Please do not underestimate the importance of returning these historical artefacts to where they belong. Thank you for taking the time to read this letter, and I hope that you consider all of my points carefully and thoughtfully.’
Arianna’s contribution was equally as powerful, ‘I am writing to demand the return of stolen Benin bronzes to Nigeria. In 1897 the Oba’s palace had been robbed of all value by Britain, many of which were the Benin bronzes held in the British Museum’s possession for many years as you would know. However, now Nigeria is asking for the Bronzes’ return and the British Museum has been reluctant to do so after many more attempts of asking. So, over 900 bronzes remain there. This is clearly not right.…
You may argue that the bronzes are indeed a part of British history, this is true, however we have no reason to be proud of such shameful actions. Britain should return these bronzes as a sign of respect, and as an apology for past actions.’
Luna had this to say, ‘As you know, a few of the Benin bronzes have been taken by Britain and while the world has been moving on, this dispute between Britain and Benin has not. The Benin Bronzes had been made for religious and spiritual purposes and by displaying them in the British Museum we are disrespecting their culture.

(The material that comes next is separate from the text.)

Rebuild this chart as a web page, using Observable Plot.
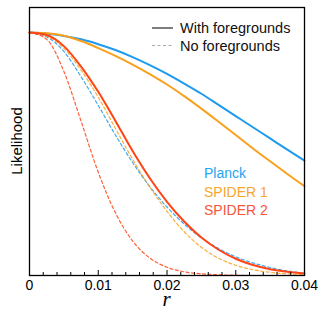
<!DOCTYPE html>
<html><head><meta charset="utf-8">
<script src="https://cdn.jsdelivr.net/npm/d3@7"></script>
<script src="https://cdn.jsdelivr.net/npm/@observablehq/plot@0.6"></script>
<style>
body{margin:0;background:#fff;}
#chart svg{font-family:"Liberation Sans",Arial,Helvetica,sans-serif;background:#fff;}
</style>
</head><body><div id="chart"></div>
<script>
// r grid
const rValues = [0,0.0025,0.005,0.0075,0.01,0.0125,0.015,0.0175,0.02,0.0225,0.025,0.0275,0.03,0.0325,0.035,0.0375,0.04];
// With foregrounds (solid)
const planckFg  = [1.0,0.996,0.986,0.972,0.952,0.928,0.899,0.866,0.830,0.790,0.748,0.702,0.656,0.610,0.564,0.518,0.473];
const spider1Fg = [1.0,0.997,0.987,0.965,0.936,0.904,0.868,0.829,0.786,0.738,0.687,0.633,0.578,0.523,0.470,0.418,0.368];
const spider2Fg = [1.0,0.990,0.944,0.860,0.756,0.636,0.512,0.400,0.303,0.222,0.156,0.106,0.069,0.043,0.026,0.015,0.008];
// No foregrounds (dashed)
const planckNoFg  = [1.0,0.982,0.922,0.818,0.700,0.578,0.465,0.366,0.282,0.212,0.155,0.111,0.077,0.052,0.033,0.019,0.009];
const spider1NoFg = [1.0,0.985,0.935,0.845,0.734,0.605,0.478,0.364,0.264,0.180,0.116,0.071,0.042,0.024,0.013,0.007,0.003];
const spider2NoFg = [1.0,0.972,0.840,0.635,0.425,0.258,0.142,0.072,0.034,0.015,0.007,0.003,0.001,0.0,0.0,0.0,0.0];

const seriesNames = ["Planck","SPIDER 1","SPIDER 2"];
const seriesColors = ["#1e9bef","#f9a01c","#ff4415"];
const labelColors = ["#26a3f3","#f8a52c","#f4563a"];
const legendLabels = ["With foregrounds","No foregrounds"];
const xTicks = [0,0.01,0.02,0.03,0.04];
const xTickLabels = ["0","0.01","0.02","0.03","0.04"];
const xMinorTicks = [0.002,0.004,0.006,0.008,0.012,0.014,0.016,0.018,0.022,0.024,0.026,0.028,0.032,0.034,0.036,0.038];
const xLabel = "r";
const yLabel = "Likelihood";

const fgSets = [planckFg, spider1Fg, spider2Fg];
const noFgSets = [planckNoFg, spider1NoFg, spider2NoFg];
const rowsFg = [], rowsNoFg = [];
seriesNames.forEach((s, i) => {
  rValues.forEach((r, j) => {
    rowsFg.push({r, L: fgSets[i][j], series: s});
    rowsNoFg.push({r, L: noFgSets[i][j], series: s});
  });
});

function overlay(index, scales, values, dims) {
  const g = d3.create("svg:g").attr("text-anchor", "start");
  const legend = [
    {label: legendLabels[0], y: 28, dash: null, stroke: "#707070", w: 1.8},
    {label: legendLabels[1], y: 45.5, dash: "3,2.5", stroke: "#a8a8a8", w: 1.1}
  ];
  for (const d of legend) {
    g.append("line").attr("x1", 152).attr("x2", 173).attr("y1", d.y).attr("y2", d.y)
      .attr("stroke", d.stroke).attr("stroke-width", d.w)
      .attr("stroke-dasharray", d.dash);
    g.append("text").attr("x", 180).attr("y", d.y).attr("dy", "0.36em")
      .attr("font-size", 14.5).attr("fill", "#111").text(d.label);
  }
  const ly = [173, 191.5, 210];
  seriesNames.forEach((s, i) => {
    g.append("text").attr("x", 204).attr("y", ly[i]).attr("dy", "0.36em")
      .attr("font-size", 14).attr("fill", labelColors[i]).text(s);
  });
  g.append("text").attr("text-anchor", "middle")
    .attr("transform", "translate(21.5,141) rotate(-90)")
    .attr("font-size", 15).attr("fill", "#000").text(yLabel);
  g.append("text").attr("text-anchor", "middle").attr("x", 166.5).attr("y", 306)
    .attr("font-size", 21).attr("font-style", "italic")
    .attr("font-family", "Liberation Serif, Times New Roman, serif")
    .attr("fill", "#000").text(xLabel);
  return g.node();
}

const chart = Plot.plot({
  width: 325,
  height: 310,
  marginLeft: 29,
  marginRight: 21,
  marginTop: 7,
  marginBottom: 35,
  x: {domain: [0, 0.04], axis: null},
  y: {domain: [0, 1.103], axis: null},
  color: {domain: seriesNames, range: seriesColors},
  marks: [
    Plot.line(rowsNoFg, {x: "r", y: "L", z: "series", stroke: "series", strokeWidth: 1.2, strokeDasharray: "3,2.5", strokeOpacity: 0.85, curve: "monotone-x"}),
    Plot.line(rowsFg, {x: "r", y: "L", z: "series", stroke: "series", strokeWidth: 2, curve: "monotone-x"}),
    Plot.frame({stroke: "#000", strokeWidth: 1.3}),
    Plot.axisX({ticks: xMinorTicks, tickSize: -3, tickFormat: () => "", label: null}),
    Plot.axisX({ticks: xTicks, tickSize: -5, tickFormat: () => "", label: null}),
    Plot.axisX({ticks: xTicks, tickSize: 0, tickPadding: 5, tickFormat: (d, i) => xTickLabels[i], fontSize: 14, label: null}),
    overlay
  ]
});
document.getElementById("chart").append(chart);
</script>
</body></html>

Undoubtedly, this is a part of British history but definitely not the part we should be proud of. These artefacts are not ours to display, they are not our property. We did not make them nor were we gifted them; we stole them. They were looted from Benin city in 1897. Britain has no right to profit from these objects that they don’t rightfully own.
Every child on earth knows that stealing is not respectable but suddenly fully grown adults are doing this to another country and displaying it in Britain’s most known museum. My question is; why is an adult stealing another’s property? How has the world come to this? A child being more mature than an adult?

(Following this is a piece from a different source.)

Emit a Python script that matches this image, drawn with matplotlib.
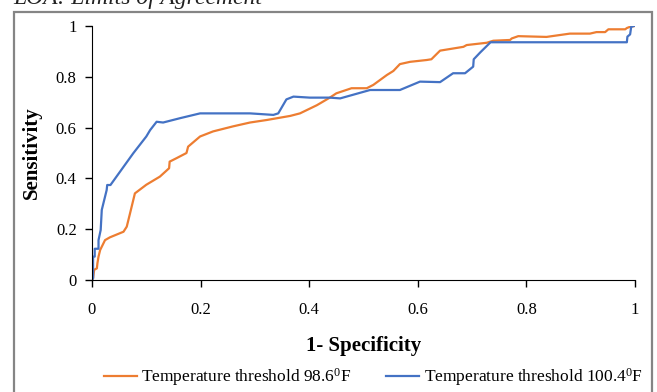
import matplotlib
matplotlib.use("Agg")
import matplotlib.pyplot as plt
from matplotlib.patches import Rectangle

# ROC curve, threshold 98.6 F
fpr_986 = [0.0, 0.002, 0.004, 0.009, 0.01, 0.012, 0.015, 0.024, 0.033, 0.058, 0.064,
           0.07, 0.079, 0.1, 0.125, 0.142, 0.143, 0.156, 0.174, 0.177, 0.199, 0.223,
           0.26, 0.291, 0.322, 0.365, 0.383, 0.414, 0.438, 0.45, 0.478, 0.506, 0.518,
           0.543, 0.555, 0.567, 0.586, 0.616, 0.625, 0.641, 0.684, 0.69, 0.727, 0.739,
           0.77, 0.773, 0.785, 0.837, 0.88, 0.917, 0.929, 0.945, 0.951, 0.982, 0.985,
           0.991, 1.0]
tpr_986 = [0.0, 0.007, 0.04, 0.046, 0.066, 0.092, 0.118, 0.157, 0.168, 0.19, 0.21,
           0.262, 0.341, 0.375, 0.407, 0.44, 0.466, 0.48, 0.5, 0.525, 0.565, 0.585,
           0.605, 0.62, 0.63, 0.646, 0.656, 0.688, 0.718, 0.735, 0.755, 0.755, 0.768,
           0.807, 0.823, 0.85, 0.859, 0.866, 0.869, 0.903, 0.918, 0.925, 0.934, 0.942,
           0.945, 0.951, 0.96, 0.957, 0.97, 0.97, 0.976, 0.976, 0.987, 0.987, 0.992,
           0.997, 1.0]

# ROC curve, threshold 100.4 F
fpr_1004 = [0.0, 0.002, 0.002, 0.005, 0.005, 0.012, 0.012, 0.016, 0.018, 0.027, 0.028,
            0.034, 0.076, 0.1, 0.107, 0.119, 0.131, 0.162, 0.199, 0.291, 0.334, 0.343,
            0.358, 0.371, 0.401, 0.438, 0.457, 0.512, 0.567, 0.604, 0.641, 0.665, 0.687,
            0.702, 0.703, 0.715, 0.734, 0.985, 0.986, 0.991, 0.993, 0.998]
tpr_1004 = [0.0, 0.007, 0.092, 0.092, 0.123, 0.123, 0.157, 0.197, 0.276, 0.354, 0.374,
            0.374, 0.499, 0.565, 0.59, 0.623, 0.62, 0.637, 0.656, 0.656, 0.65, 0.656,
            0.711, 0.722, 0.718, 0.718, 0.715, 0.748, 0.748, 0.781, 0.779, 0.814, 0.814,
            0.84, 0.869, 0.896, 0.936, 0.936, 0.958, 0.967, 0.997, 1.0]

x_ticks = [0, 0.2, 0.4, 0.6, 0.8, 1]
y_ticks = [0, 0.2, 0.4, 0.6, 0.8, 1]
tick_labels = ["0", "0.2", "0.4", "0.6", "0.8", "1"]

orange = "#ED7D31"
blue = "#4472C4"

plt.rcParams["font.family"] = ["Liberation Serif", "DejaVu Serif"]
plt.rcParams["mathtext.fontset"] = "custom"
plt.rcParams["mathtext.rm"] = "Liberation Serif"

fig = plt.figure(figsize=(6.57, 3.92), dpi=100)

# gray frame round the chart (runs past the bottom edge)
fig.patches.append(Rectangle((14 / 657, -0.05), (652 - 14) / 657, 1.05 - 12 / 392,
                             transform=fig.transFigure, fill=False,
                             edgecolor="#858585", linewidth=1.6))
# caption, cut off at the top like in the source page
fig.text(13 / 657, 1 - 4 / 392, "LOA: Limits of Agreement", fontsize=17, style="italic",
         va="baseline", ha="left", color="#222222")

ax = fig.add_axes([92 / 657, (392 - 280) / 392, (635 - 92) / 657, (280 - 26) / 392])
ax.plot(fpr_986, tpr_986, color=orange, linewidth=1.6,
        label=r"Temperature threshold 98.6$\mathrm{^{0}}$F")
ax.plot(fpr_1004, tpr_1004, color=blue, linewidth=1.6,
        label=r"Temperature threshold 100.4$\mathrm{^{0}}$F")

ax.set_xlim(0, 1)
ax.set_ylim(0, 1)
ax.set_xticks(x_ticks)
ax.set_xticklabels(tick_labels)
ax.set_yticks(y_ticks)
ax.set_yticklabels(tick_labels)
ax.spines["top"].set_visible(False)
ax.spines["right"].set_visible(False)
ax.tick_params(axis="both", labelsize=12, length=5, width=1, color="black", direction="out")
ax.tick_params(axis="x", pad=11)
ax.tick_params(axis="y", pad=6)

ax.set_xlabel("1- Specificity", fontsize=15, fontweight="bold", labelpad=13)
ax.set_ylabel("Sensitivity", fontsize=15, fontweight="bold", labelpad=10)

fig.legend(loc="center", bbox_to_anchor=(0.568, 15 / 392), ncol=2, frameon=False,
           fontsize=12.5, handlelength=1.9, handletextpad=0.25, columnspacing=2.0)

fig.savefig("out.png", dpi=100)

These objects might not be as well told when they leave Britain you may say, but this decision should not be made by us. After all, did we make them? Did we create such wonderful plaques? I will leave you to figure out the answer and may that answer determine your decision. I do agree that it is your job as a museum to interpret finds but this ‘find’ is not a British find it is a British steal. I hope that you will realise the damage that you are causing by not returning Benin property.’
Tara had also researched the topic well, ‘I know that the artefacts are currently stored at your museum. I am guessing that people have spoken to you about this quite a lot but it really is that important. Refusing to give them back has not helped at all and has done nothing. These monuments belong to somebody and if somebody steals something from someone else then it has got to get back to its rightful owner.

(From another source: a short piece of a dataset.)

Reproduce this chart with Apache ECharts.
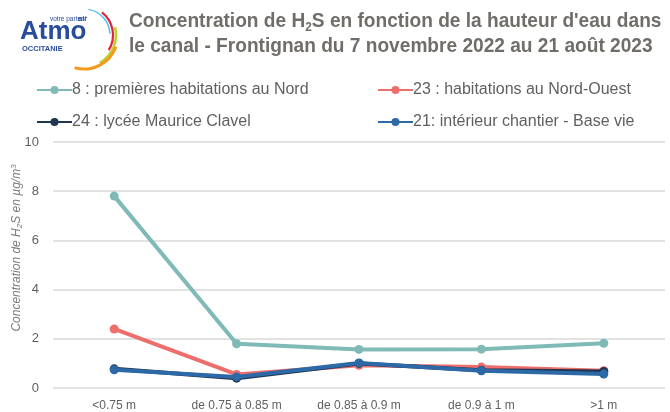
<!DOCTYPE html>
<html>
<head>
<meta charset="utf-8">
<script src="https://cdn.jsdelivr.net/npm/echarts@6/dist/echarts.min.js"></script>
<style>
  html, body { margin: 0; padding: 0; background: #fff; }
  #chart { width: 670px; height: 412px; }
</style>
</head>
<body>
<div id="chart"></div>
<script>
// categories (hauteur d'eau)
const categories = ['<0.75 m', 'de 0.75 à 0.85 m', 'de 0.85 à 0.9 m', 'de 0.9 à 1 m', '>1 m'];

// séries par site
const siteNames = [
  '8 : premières habitations au Nord',
  '23 : habitations au Nord-Ouest',
  '24 : lycée Maurice Clavel',
  '21: intérieur chantier - Base vie'
];
const site8 = [7.8, 1.8, 1.57, 1.58, 1.82];
const site23 = [2.4, 0.55, 0.92, 0.85, 0.7];
const site24 = [0.78, 0.4, 1.0, 0.72, 0.67];
const site21 = [0.74, 0.45, 1.02, 0.7, 0.57];
const colors = ['#7fbab6', '#ee6e6b', '#1f3650', '#2c69a6'];

const yTicks = { min: 0, max: 10, interval: 2 };

const font = '"Liberation Sans", Arial, sans-serif';
const grey = '#5f5f5f';
const titleGrey = '#716d68';
const logoBlue = '#2a4d9b';

const chart = echarts.init(document.getElementById('chart'));

const seriesData = [site8, site23, site24, site21];
const series = seriesData.map((d, i) => ({
  name: siteNames[i],
  type: 'line',
  data: d,
  symbol: 'circle',
  symbolSize: 9,
  lineStyle: { width: 4, color: colors[i] },
  itemStyle: { color: colors[i] },
  z: 2 + i
}));

// une légende par entrée pour placer les colonnes
const legendPos = [
  { left: 31, top: 77 },
  { left: 372, top: 77 },
  { left: 31, top: 109 },
  { left: 372, top: 109 }
];
const legends = siteNames.map((n, i) => ({
  data: [n],
  left: legendPos[i].left,
  top: legendPos[i].top,
  itemWidth: 35,
  itemHeight: 10,
  itemGap: 0,
  textStyle: { color: grey, fontSize: 16, fontFamily: font, padding: [0, 0, 0, -5] }
}));

const option = {
  animation: false,
  backgroundColor: '#fff',
  legend: legends,
  grid: { left: 53, right: 5, top: 142, bottom: 23 },
  xAxis: {
    type: 'category',
    data: categories,
    axisLine: { show: false },
    axisTick: { show: false },
    axisLabel: { color: grey, fontSize: 12, fontFamily: font, margin: 12, interval: 0 }
  },
  yAxis: {
    type: 'value',
    min: yTicks.min,
    max: yTicks.max,
    interval: yTicks.interval,
    axisLabel: { color: grey, fontSize: 13, fontFamily: font, margin: 14 },
    splitLine: { lineStyle: { color: '#d9d9d9', width: 1.5 } }
  },
  series: series,
  graphic: [
    // titre
    {
      type: 'text',
      x: 129, y: 9,
      scaleX: 0.91,
      style: {
        text: '{t|Concentration de H}{s|2}{t|S en fonction de la hauteur d\'eau dans}',
        rich: {
          t: { fontSize: 21, fontWeight: 'bold', fill: titleGrey, fontFamily: font },
          s: { fontSize: 13, fontWeight: 'bold', fill: titleGrey, fontFamily: font, padding: [12, 0, 0, 0] }
        }
      }
    },
    {
      type: 'text',
      x: 129, y: 36,
      scaleX: 0.91,
      style: {
        text: 'le canal - Frontignan du 7 novembre 2022 au 21 août 2023',
        fontSize: 21, fontWeight: 'bold', fill: titleGrey, fontFamily: font
      }
    },
    // titre de l'axe Y
    {
      type: 'text',
      x: 17, y: 248,
      rotation: Math.PI / 2,
      style: {
        text: '{a|Concentration de H}{b|2}{a|S en µg/m}{c|3}',
        align: 'center',
        verticalAlign: 'middle',
        rich: {
          a: { fontSize: 12, fontStyle: 'italic', fill: '#7a7a7a', fontFamily: font },
          b: { fontSize: 8, fontStyle: 'italic', fill: '#7a7a7a', fontFamily: font, padding: [6, 0, 0, 0] },
          c: { fontSize: 8, fontStyle: 'italic', fill: '#7a7a7a', fontFamily: font, padding: [0, 0, 6, 0] }
        }
      }
    },
    // logo Atmo Occitanie
    { type: 'text', x: 20, y: 19, style: { text: 'Atmo', fontSize: 26, fontWeight: 'bold', fill: logoBlue, fontFamily: font } },
    { type: 'text', x: 50, y: 16, style: { text: 'votre parten\'', fontSize: 6.5, fill: logoBlue, fontFamily: font } },
    { type: 'text', x: 78, y: 15, style: { text: 'air', fontSize: 7.5, fontWeight: 'bold', fill: logoBlue, fontFamily: font } },
    { type: 'text', x: 22, y: 45, style: { text: 'OCCITANIE', fontSize: 7.5, fontWeight: 'bold', fill: logoBlue, fontFamily: font } },
    { type: 'arc', shape: { cx: 84, cy: 35, r: 26, startAngle: -1.4, endAngle: -0.05 }, style: { stroke: '#4cc3ee', lineWidth: 1.5, fill: null } },
    { type: 'arc', shape: { cx: 84, cy: 35, r: 29, startAngle: -0.9, endAngle: 0.55 }, style: { stroke: '#e1233d', lineWidth: 2.2, fill: null } },
    { type: 'arc', shape: { cx: 84, cy: 35, r: 32, startAngle: -0.25, endAngle: 1.05 }, style: { stroke: '#b9d331', lineWidth: 2.6, fill: null } },
    { type: 'arc', shape: { cx: 84, cy: 35, r: 34, startAngle: 0.35, endAngle: 1.85 }, style: { stroke: '#f59a1e', lineWidth: 3, fill: null } }
  ]
};

chart.setOption(option);
</script>
</body>
</html>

I have learned lots about these Bronzes, I have read lots about people’s views on these bronzes and if they believe that it would be the correct decision to return them to their owners. We know very well that these valuable artefacts have a very long history and that they were created in Benin. And now they are here because they had been stolen, in other words looted. And we are supposed to do what is right but this, this is definitely not right at all. Of course, for a very long period of time, many people have visited The British Museum to see the Benin Bronzes and many other things. You might have attracted more people to come see them and you might also think that your museum is a great place to stow them and that is what you might think, but maybe think about Nigeria (now that Benin does not exist we know Benin is a part of Nigeria) and how they feel about this. They feel disappointed for not having them back and very desperately want them returned. Try following Germany’s lead as we know they have recently actually agreed to give back the Bronzes as they probably understood how Nigeria was feeling, and from wanting to give them back, they understood the difference between right and wrong.
Imagine England having war and soldiers stealing our belongings that are very precious to us and us being left with nothing. Think about how you would feel. Probably the same way the Nigerians are feeling right now at this moment. This is like stealing pages of their history. We cannot ignore Nigeria’s feelings and what they say. Just think about them for one moment of your life and try to make their lives happy by doing a good deed which is to take back what England had done to them and be happy for what we have already. Try resisting feeling jealous of their skills and what they have created because yes, they are amazing but we cannot just take them, we need to ask them politely not politely refuse to give them back. …’
Sophia concludes, ‘I’m writing to you today to explain my opinion towards this terrible issue, towards the ongoing debate on whether you should return the Benin Bronzes back to Nigeria, and to finally put this problem to a close. I know you’re extremely tired of hearing this, but this is a serious issue that has to be discussed fairly and will one day or another have to be solved and returned back to the Nigerian citizens.
… I believe that the Benin Bronzes should be returned to Nigeria as they rightfully belong to the people of Nigeria. These Bronzes do have a lot of value here in The British Museum, but they will never hold sentimental value, in the same way they do to the people of Nigeria. Furthermore, the artefacts were stolen by the 1,500 invading soldiers armed with the latest Maxim guns during their punitive raid in 1897 against the innocent Nigerians who were just protecting what’s rightfully theirs…. Many other European countries have started to see what they have done wrong towards Nigerian people, and have come to a conclusion that they will finally return the Benin Bronzes. An example of this is Germany, with the second-largest amount of Benin artefacts, has ended their years of pressure and announced last year on the 2nd August 2021 that they promised to return the 1,200 objects they had looted from Benin. From one little difference, France’s president Emmanuel Macron has been inspired to do the exact same thing as soon as possible. I believe that it’s Britain’s turn to take action…. To conclude, I do hope reading this letter has made you consider in greater depth to think more about everything that has happened in the past and you are now willing to make a huge bright impact on the upcoming future.’